Schmidt also made clear the limits of West German willingness to help defray the costs of American troops and weapons stationed in West Germany. He endorsed West German payment for what is called "wartime host-nation support" -- providing the cooks and some stockpiling of artillery and the like for any American troops to be flown to West Germany in case of hostilities.

He rejected, however, any "offset" payments for peacetime stationing of the sort Bonn undertook in an earlier period when the US had a huge current-account deficit and Germany a huge surplus. Now the trade and payments positions are reversed, and there are no grounds for Bonn to help Washington out financially, he suggested.

In other matters Schmidt anticipated continuation with new French President Franois Mitterrand of the close French-German relationship that was personified in Schmidt's friendship with outgoing President Valery Giscard d'Estaing.
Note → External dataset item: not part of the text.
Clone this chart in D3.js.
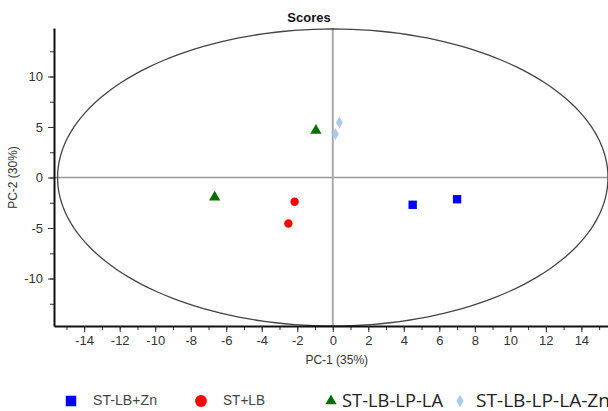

"The work was carried on by de Gaulle and afterward by Pompidou, afterward by Giscard d'Estaing. I have no doubt that it will be carried on by Mitterrand." And on the German side the policy that was carried on by Adenauer, Erhard, Kiesinger, Brandt, and Schmidt "will be carried on by anybody who becomes chancellor in his clear senses. It's a European necessity."

Schmidt also mentioned the harmful effect of high US interest rates on stagnant European economies; mused about the distortions forced on the lives of public figures by necessary security measures in an age of terrorism; and declared that he would continue his attempts of 25 years to increase German-Israeli understanding despite the attac ks on him by Israeli Prime Minister Menachem Begin.